Task statement: Below are the records; copy each line in them that holds the word "matplotlib".

Dataset content:
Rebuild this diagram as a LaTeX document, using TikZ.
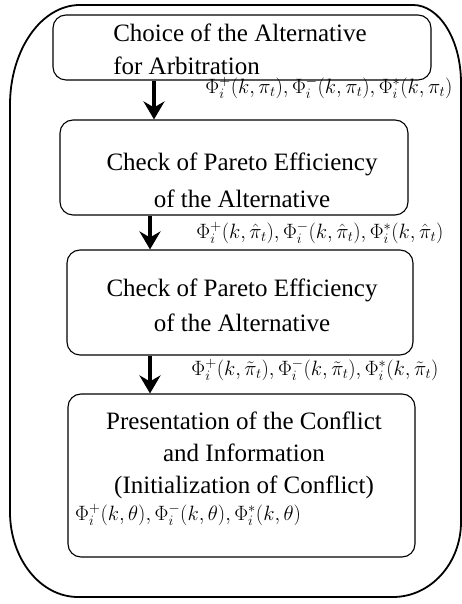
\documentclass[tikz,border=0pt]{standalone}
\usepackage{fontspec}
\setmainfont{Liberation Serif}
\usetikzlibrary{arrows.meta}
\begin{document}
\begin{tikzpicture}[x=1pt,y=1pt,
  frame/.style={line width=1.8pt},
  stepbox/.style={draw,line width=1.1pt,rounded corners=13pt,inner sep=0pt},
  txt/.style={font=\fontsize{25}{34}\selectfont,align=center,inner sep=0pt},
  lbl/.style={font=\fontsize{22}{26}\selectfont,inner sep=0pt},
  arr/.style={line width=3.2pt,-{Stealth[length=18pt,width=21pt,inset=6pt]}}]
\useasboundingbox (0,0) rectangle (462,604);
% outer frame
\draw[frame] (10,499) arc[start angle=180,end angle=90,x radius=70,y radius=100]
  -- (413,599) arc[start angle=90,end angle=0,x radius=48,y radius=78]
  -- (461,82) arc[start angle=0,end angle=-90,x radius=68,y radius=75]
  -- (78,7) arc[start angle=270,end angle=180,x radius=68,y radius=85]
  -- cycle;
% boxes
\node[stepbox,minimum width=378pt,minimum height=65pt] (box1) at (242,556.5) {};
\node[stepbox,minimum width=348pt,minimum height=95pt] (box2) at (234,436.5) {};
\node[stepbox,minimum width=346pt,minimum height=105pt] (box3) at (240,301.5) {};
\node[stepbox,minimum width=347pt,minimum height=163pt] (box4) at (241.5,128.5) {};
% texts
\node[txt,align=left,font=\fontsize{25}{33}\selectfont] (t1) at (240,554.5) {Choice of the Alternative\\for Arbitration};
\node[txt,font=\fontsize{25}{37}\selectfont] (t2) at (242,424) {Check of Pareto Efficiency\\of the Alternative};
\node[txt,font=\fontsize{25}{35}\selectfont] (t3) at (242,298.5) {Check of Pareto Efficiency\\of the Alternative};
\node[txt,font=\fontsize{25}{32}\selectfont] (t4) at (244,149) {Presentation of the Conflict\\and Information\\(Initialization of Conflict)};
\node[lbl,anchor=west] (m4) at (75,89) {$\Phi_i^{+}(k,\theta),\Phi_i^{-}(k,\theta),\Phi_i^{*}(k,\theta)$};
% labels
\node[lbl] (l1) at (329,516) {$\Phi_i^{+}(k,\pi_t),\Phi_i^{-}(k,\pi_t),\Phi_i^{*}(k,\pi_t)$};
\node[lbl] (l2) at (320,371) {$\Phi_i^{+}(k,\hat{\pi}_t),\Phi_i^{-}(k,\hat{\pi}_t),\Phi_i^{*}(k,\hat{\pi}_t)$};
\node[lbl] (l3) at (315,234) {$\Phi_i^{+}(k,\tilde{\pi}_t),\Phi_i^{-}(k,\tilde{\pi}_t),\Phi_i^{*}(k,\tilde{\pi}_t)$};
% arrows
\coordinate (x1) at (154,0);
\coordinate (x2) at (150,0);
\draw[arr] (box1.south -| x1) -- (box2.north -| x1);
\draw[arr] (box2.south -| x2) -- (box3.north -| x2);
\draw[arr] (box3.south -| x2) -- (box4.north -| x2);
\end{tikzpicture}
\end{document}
--
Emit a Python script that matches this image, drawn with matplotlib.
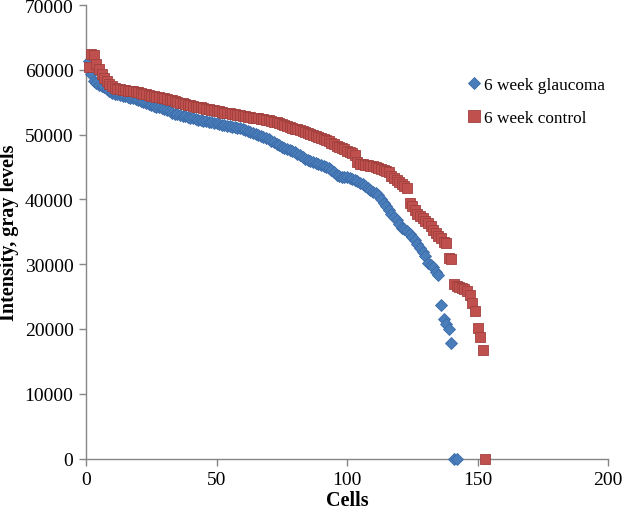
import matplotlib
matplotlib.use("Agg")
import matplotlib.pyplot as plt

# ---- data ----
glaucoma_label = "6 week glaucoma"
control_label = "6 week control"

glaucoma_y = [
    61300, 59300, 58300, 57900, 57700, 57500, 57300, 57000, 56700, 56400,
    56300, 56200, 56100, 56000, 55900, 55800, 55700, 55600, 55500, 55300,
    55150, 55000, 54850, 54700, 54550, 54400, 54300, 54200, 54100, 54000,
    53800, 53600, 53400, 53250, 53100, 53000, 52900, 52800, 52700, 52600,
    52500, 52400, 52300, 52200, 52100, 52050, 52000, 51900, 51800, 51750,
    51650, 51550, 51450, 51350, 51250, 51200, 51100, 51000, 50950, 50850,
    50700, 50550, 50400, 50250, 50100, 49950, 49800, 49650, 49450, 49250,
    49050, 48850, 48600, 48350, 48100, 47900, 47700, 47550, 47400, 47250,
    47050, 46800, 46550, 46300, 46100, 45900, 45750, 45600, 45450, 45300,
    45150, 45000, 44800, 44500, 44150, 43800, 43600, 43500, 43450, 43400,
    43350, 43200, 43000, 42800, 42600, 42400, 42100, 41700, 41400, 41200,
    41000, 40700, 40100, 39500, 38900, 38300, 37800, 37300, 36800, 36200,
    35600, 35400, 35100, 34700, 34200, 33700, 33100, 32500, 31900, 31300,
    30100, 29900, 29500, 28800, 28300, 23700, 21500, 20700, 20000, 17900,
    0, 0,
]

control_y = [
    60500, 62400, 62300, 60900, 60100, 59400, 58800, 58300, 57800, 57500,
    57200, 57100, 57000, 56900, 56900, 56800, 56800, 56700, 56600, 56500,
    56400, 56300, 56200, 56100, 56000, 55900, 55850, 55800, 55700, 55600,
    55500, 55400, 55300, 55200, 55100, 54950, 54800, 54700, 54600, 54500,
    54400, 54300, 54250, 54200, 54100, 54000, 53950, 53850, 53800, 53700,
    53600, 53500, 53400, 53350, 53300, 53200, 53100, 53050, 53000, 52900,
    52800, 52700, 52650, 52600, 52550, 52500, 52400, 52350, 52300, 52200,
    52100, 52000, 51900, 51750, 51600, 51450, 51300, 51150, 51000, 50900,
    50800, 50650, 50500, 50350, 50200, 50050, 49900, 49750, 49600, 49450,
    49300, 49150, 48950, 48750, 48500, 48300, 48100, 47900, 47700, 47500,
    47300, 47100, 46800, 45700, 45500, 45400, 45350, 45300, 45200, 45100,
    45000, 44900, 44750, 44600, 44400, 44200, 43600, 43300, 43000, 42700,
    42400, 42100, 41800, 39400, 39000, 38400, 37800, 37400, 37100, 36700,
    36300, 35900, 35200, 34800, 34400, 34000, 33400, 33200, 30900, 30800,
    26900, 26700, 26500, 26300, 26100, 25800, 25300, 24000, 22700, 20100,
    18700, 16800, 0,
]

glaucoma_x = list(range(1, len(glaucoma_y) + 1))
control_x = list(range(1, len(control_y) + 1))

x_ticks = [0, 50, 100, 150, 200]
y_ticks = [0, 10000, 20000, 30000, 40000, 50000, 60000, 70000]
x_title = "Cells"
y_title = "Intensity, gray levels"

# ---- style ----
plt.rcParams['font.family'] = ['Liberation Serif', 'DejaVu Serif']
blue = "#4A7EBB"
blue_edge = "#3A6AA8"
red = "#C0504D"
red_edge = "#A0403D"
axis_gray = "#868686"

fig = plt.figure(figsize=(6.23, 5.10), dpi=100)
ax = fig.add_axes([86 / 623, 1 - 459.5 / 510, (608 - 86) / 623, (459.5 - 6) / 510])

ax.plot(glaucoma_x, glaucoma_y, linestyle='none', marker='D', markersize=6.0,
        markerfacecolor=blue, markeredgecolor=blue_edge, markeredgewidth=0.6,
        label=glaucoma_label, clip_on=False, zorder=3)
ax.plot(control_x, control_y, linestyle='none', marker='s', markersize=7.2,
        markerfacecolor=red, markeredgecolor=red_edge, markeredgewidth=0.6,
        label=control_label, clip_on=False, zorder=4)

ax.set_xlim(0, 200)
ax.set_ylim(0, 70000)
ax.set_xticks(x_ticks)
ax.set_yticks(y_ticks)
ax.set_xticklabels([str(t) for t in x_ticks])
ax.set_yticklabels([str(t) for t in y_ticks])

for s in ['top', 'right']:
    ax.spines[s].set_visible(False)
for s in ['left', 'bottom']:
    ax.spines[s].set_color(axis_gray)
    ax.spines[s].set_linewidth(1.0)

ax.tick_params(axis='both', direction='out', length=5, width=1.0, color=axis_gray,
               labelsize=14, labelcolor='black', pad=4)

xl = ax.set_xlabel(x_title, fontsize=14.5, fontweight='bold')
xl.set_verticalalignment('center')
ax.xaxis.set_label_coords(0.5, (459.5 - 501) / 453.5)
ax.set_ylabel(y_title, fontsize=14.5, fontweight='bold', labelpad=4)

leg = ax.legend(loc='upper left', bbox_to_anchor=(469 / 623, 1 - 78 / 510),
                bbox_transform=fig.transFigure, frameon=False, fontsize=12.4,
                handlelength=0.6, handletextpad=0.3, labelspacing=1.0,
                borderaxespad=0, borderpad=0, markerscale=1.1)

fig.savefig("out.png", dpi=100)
--
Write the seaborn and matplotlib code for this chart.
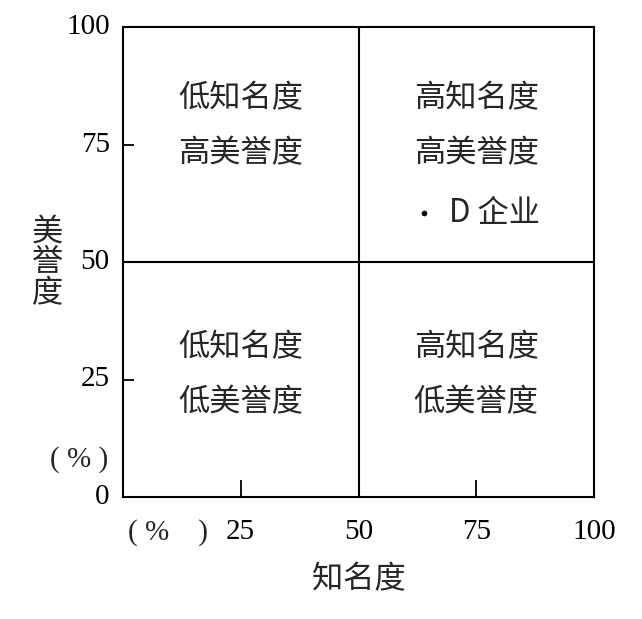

Expected answer:
Emit a Python script that matches this image, drawn with matplotlib.
import matplotlib
matplotlib.use("Agg")
import matplotlib.pyplot as plt
Write the seaborn and matplotlib code for this chart.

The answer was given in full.